Hi Kubernetes Community,
I’m currently running an on-premises Kubernetes cluster on version 1.29, and I plan to upgrade to 1.30, with the eventual goal of moving to the latest stable version. My primary concern is ensuring a smooth upgrade process while maintaining the ability to roll back in case of any technical issues during the upgrade.
Here’s the full scenario:
-
Cluster Details:
- On-premises environment.
- Deployed using
kubeadm
(though I’m open to other tools if necessary). - Multiple worker and control plane nodes.
- Critical applications are running on the cluster, so downtime must be minimal.
-
Upgrade Goals:
- Upgrade to Kubernetes 1.30 with all associated components (e.g., kubeadm, kubelet, kube-proxy, etc.).
- Test application compatibility and performance after the upgrade.

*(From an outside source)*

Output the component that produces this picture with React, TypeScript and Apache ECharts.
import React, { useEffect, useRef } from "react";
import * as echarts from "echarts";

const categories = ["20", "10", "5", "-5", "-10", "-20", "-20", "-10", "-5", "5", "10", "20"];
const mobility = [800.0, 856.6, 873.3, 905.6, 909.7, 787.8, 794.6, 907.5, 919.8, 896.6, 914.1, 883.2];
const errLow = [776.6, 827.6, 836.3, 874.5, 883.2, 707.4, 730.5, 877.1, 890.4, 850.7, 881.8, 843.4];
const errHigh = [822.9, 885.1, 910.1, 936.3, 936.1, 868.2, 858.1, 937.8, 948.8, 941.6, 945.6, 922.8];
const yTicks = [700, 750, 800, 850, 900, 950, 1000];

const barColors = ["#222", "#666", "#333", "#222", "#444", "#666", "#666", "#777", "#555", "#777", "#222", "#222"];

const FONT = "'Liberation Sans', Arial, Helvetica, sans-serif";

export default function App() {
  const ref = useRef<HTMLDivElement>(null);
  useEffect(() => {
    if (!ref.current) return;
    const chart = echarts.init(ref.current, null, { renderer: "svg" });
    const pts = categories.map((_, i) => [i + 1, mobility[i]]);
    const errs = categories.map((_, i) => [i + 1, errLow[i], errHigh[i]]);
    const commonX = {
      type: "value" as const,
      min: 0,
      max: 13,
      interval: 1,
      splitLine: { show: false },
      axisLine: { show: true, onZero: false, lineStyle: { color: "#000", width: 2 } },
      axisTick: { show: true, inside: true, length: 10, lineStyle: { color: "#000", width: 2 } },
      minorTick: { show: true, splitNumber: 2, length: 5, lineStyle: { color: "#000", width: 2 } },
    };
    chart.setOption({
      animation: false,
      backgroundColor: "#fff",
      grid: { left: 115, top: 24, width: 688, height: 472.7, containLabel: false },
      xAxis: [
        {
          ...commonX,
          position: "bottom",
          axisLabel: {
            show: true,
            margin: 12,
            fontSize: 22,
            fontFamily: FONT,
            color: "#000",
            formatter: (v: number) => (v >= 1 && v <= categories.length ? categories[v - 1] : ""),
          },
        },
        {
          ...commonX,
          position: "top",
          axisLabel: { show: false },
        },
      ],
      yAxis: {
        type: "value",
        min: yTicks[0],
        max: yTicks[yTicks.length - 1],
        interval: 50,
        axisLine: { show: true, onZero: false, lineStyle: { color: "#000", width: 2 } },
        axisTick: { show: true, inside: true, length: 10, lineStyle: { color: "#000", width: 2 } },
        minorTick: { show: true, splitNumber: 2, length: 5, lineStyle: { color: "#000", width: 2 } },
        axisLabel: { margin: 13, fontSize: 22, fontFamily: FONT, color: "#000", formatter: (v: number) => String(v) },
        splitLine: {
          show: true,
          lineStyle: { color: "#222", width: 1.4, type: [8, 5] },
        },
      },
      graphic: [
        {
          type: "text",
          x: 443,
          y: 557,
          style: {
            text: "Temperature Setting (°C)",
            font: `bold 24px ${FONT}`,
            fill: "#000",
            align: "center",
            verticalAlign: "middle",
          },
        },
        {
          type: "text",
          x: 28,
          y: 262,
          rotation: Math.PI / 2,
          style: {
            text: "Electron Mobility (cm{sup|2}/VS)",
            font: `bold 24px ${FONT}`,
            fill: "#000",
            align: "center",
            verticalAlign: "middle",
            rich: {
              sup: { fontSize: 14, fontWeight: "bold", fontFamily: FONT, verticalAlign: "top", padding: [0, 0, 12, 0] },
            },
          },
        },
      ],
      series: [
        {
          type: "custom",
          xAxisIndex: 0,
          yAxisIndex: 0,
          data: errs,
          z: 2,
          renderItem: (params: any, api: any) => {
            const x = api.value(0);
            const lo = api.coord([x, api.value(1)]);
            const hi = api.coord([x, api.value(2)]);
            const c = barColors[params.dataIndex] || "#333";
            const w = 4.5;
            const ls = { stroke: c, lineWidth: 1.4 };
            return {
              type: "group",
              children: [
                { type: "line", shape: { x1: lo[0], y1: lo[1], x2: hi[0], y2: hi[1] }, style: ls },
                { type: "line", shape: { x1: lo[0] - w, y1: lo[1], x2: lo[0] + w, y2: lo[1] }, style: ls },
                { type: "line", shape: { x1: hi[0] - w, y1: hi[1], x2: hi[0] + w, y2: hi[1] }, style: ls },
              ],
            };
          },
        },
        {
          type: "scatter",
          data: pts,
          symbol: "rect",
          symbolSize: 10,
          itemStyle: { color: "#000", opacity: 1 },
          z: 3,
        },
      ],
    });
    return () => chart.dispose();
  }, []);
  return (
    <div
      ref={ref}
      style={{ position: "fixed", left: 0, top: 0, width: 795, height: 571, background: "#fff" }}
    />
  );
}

- Ensure that any breaking changes in the new version can be mitigated.
-
Rollback Requirement:
- I’d like a reliable way to roll back to version 1.29 if issues arise, without breaking the cluster or applications.

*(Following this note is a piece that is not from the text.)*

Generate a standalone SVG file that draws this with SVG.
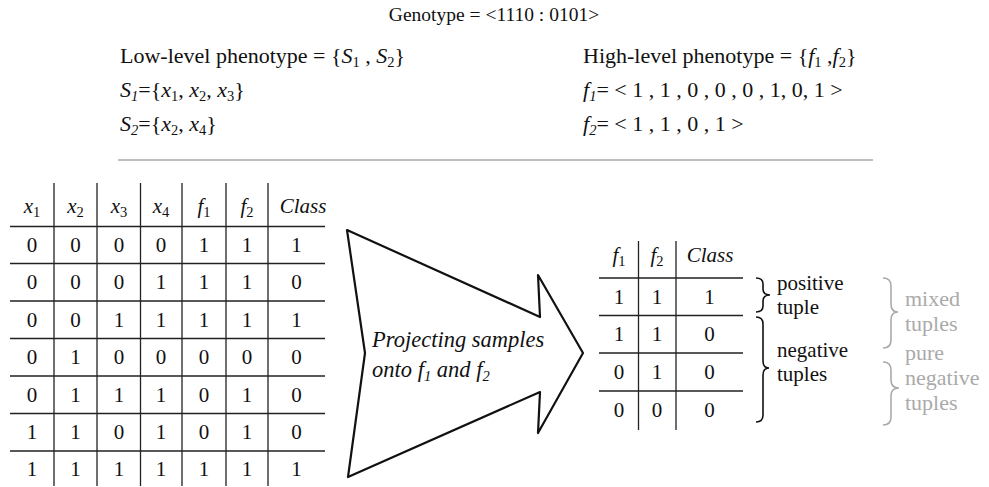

- Data integrity (e.g., persistent volumes, etcd snapshots) must remain intact during the rollback process.
Questions:
- Is there a specific tool or strategy you recommend for handling Kubernetes upgrades and rollbacks in an on-prem environment?
- What’s the best way to back up the cluster state (etcd, cluster configuration, etc.) to facilitate a rollback?
- Are there any tools or practices that allow a blue-green upgrade or canary-style testing for Kubernetes clusters?
- If you’ve faced a similar situation, what challenges should I expect, and how can I best prepare for them?
Things I’ve Considered:
- Using
etcdctl
to back up and restore etcd snapshots for rollback. - Staging the upgrade in a test environment, but replicating production traffic is difficult.
- Tools like Cluster API or Velero for backup and migration, though I’m not sure they can handle complete cluster rollback scenarios.
I’d greatly appreciate your insights on the best practices, tools, or workflows to achieve a reliable upgrade process with rollback capabilities. Thanks in advance for your advice!